Should I Use a Public Defender for My DUI Case?

Should I Use a Public Defender for My DUI Case?

If you’ve ever watched a crime TV show (and who hasn’t?), you’ve probably heard a stern officer saying, “If you cannot afford an attorney, one will be appointed for you” as they duck a suspect into a police car. If you’ve been arrested for a DUI, you might have even heard this line first-hand. The right to representation is built into the American judicial system – but just because you can use a public defender for a DUI, doesn’t mean you should. Here’s what you need to know.

Do I Need a Lawyer for My DUI Case?

The simple answer is yes. If you’re charged with a DUI in Oklahoma, you may be able to represent yourself, but it’s usually not a good idea. A lawyer can help get your DUI dismissed, reduce the charges, or get a deferred or suspended sentence. There’s almost always something an attorney can do for you in a DUI case.

What Are My Options for DUI Representation?

As with most criminal cases, you have two options: a public defender or a private attorney:

  • Public Defender for a DUI: A public defender is an attorney assigned to your case if you can’t afford one. In Oklahoma, you’ll automatically be assigned a public defender if you don’t post bond. If you do post bond, you can still get a public defender – you’ll just have to go through an application process.
  • Private DUI Attorney: A private attorney simply means one that you hire and pay for on your own. Keep in mind that this is a unique type of criminal case, and it’s important to find an attorney that specializes in DUIs.

The Oklahoma Public Defender System

In Oklahoma, public defenders for DUIs fall under the same umbrella as other crimes and are administered by the Oklahoma Indigent Defense System (OIDS). To get a public defender, the state must determine you’re entitled to free legal counsel.

As mentioned, the state will assume you’re indigent (in other words, broke) if you don’t post bond after your arrest. Otherwise, you can fill out an application and bring it to your first court date. There’s no specific income requirement to be eligible for a public defender. The judge will look at your income, savings, debts, and other financial obligations and make a determination.

Are Public Defenders Good for DUI Cases?

While the U.S. Constitution and the State of Oklahoma both guarantee a right to representation, a public defender for a DUI isn’t always the best choice. OIDS is underfunded and caseloads are high. According to its 2022 report, OIDS handled 51,872 cases that year and there has been an upward trend for over a decade, with an 18% increase since 2010.

A 2019 report found that nationwide, only 21% of state-based public defender offices had enough staff. Many public defenders do care deeply about the defendants that they represent, but they just don’t have the time to mount a good defense.

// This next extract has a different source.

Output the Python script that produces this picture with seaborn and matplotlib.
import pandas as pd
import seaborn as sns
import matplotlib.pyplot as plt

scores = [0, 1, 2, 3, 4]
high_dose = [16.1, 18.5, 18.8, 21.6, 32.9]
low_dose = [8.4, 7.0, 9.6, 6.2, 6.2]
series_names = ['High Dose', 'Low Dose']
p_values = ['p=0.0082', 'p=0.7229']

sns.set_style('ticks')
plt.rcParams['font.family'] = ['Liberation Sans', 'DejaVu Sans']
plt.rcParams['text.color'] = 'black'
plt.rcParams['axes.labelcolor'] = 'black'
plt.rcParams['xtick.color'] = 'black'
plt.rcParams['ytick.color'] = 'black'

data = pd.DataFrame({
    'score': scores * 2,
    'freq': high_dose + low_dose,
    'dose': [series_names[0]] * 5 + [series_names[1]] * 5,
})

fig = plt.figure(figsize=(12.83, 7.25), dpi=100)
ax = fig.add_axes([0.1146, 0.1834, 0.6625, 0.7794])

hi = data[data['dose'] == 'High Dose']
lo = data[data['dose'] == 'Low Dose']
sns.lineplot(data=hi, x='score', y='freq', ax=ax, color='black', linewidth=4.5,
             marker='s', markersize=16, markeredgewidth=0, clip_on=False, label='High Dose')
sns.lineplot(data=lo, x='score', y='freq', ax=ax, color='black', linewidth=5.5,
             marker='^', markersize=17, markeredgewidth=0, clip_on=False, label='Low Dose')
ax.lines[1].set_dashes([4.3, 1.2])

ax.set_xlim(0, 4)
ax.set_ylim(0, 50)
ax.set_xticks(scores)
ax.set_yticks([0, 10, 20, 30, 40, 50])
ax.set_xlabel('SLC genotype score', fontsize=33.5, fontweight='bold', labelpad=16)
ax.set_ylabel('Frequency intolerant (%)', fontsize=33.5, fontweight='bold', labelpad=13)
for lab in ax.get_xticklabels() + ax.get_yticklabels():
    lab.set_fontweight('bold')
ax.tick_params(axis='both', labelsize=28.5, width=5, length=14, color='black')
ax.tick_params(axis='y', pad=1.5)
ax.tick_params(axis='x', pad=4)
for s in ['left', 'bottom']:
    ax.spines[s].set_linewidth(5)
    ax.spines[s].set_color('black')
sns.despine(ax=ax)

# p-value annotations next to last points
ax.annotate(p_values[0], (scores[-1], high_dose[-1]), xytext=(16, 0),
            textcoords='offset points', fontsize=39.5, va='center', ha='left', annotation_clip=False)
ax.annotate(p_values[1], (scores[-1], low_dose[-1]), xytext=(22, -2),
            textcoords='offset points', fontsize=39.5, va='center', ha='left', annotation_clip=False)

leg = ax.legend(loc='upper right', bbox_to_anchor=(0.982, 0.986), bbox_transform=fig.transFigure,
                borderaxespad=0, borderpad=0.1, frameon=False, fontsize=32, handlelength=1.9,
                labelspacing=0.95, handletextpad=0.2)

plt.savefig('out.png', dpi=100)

Another downside of public defenders for DUIs is that there is both a criminal and administrative aspect to DUI cases. In addition to the criminal case, Service Oklahoma (formerly known as DPS) will start proceedings to revoke your license, which is a separate civil case. A public defender can only represent you in criminal court and you will also need to be there, while a private attorney can represent you in both cases and can appear for you at your court dates.

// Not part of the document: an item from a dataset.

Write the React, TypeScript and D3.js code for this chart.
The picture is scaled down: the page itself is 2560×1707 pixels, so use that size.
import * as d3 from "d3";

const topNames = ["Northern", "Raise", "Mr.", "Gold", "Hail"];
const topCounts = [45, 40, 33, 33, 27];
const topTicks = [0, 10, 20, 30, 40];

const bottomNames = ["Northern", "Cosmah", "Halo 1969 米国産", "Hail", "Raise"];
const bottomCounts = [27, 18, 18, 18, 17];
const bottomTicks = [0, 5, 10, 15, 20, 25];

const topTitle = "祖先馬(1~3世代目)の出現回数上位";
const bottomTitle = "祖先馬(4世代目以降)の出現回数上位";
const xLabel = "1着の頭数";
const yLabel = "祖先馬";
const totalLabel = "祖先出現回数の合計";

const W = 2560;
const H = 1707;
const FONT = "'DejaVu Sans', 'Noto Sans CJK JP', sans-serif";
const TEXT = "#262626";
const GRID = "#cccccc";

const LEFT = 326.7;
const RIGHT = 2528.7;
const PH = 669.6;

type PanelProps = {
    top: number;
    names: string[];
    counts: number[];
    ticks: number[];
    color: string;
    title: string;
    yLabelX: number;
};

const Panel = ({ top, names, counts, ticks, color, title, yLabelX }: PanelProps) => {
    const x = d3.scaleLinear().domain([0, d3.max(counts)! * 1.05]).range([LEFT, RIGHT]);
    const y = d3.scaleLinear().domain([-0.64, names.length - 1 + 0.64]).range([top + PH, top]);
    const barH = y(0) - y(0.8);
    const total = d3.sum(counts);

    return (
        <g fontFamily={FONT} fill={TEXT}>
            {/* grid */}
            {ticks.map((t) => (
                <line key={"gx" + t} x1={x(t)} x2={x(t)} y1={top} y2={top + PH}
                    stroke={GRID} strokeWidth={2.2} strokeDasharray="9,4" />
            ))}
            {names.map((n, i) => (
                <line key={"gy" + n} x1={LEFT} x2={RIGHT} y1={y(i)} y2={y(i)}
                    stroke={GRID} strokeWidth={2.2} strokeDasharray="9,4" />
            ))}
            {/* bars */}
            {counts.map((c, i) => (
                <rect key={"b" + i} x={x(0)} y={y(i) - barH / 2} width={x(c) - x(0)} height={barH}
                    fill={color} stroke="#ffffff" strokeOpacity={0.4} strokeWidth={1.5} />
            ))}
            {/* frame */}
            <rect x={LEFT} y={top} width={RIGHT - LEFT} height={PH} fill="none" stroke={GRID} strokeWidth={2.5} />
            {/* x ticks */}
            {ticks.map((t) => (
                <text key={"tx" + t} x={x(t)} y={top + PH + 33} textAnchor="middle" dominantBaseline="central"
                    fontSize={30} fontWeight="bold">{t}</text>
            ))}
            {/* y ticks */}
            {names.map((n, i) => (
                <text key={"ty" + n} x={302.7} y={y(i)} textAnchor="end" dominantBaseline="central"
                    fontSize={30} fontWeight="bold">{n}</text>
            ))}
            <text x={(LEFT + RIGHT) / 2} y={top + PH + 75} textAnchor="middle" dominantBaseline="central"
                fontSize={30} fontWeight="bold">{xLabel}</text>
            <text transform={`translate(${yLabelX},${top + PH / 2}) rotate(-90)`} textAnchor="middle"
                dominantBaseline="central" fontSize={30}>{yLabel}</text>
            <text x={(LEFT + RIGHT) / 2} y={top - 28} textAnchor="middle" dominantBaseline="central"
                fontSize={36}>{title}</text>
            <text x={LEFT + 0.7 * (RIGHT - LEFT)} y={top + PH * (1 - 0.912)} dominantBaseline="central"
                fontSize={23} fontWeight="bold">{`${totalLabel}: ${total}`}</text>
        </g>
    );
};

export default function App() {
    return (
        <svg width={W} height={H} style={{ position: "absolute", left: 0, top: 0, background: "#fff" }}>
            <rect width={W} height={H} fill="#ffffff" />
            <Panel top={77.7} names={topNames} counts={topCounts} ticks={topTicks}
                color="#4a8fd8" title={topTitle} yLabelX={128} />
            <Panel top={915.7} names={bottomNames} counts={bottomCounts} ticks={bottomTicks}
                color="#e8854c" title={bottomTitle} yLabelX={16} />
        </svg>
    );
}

Benefits of Hiring a DUI Lawyer

A public defender for a DUI case is better than representing yourself, but a private attorney is an even better option. When you hire your own lawyer, they’re more dedicated to your case—both the civil and the criminal case. They’ll be able to:

  • Thoroughly investigate: Did the police officer have probable cause to pull you over and to give you a breathalyzer? Did they administer it properly? These are some of the most common ways to get a DUI dismissed.
  • Negotiate the best deal: Experienced DUI lawyers know the ins and outs of the system they work within and will know the strengths and weaknesses of the state’s case, so they can negotiate from a better position.
  • Question witnesses: At your DPS hearing for your license revocation, your attorney can cross-examine the officers involved in your arrest and present evidence in your defense. Public defenders won’t even be able to attend this hearing.
  • Litigate at trial: Plenty of public defenders are also trial attorneys. But private DUI attorneys will have the time – as well as assistance from a legal team – to properly prepare witnesses and form a winning strategy.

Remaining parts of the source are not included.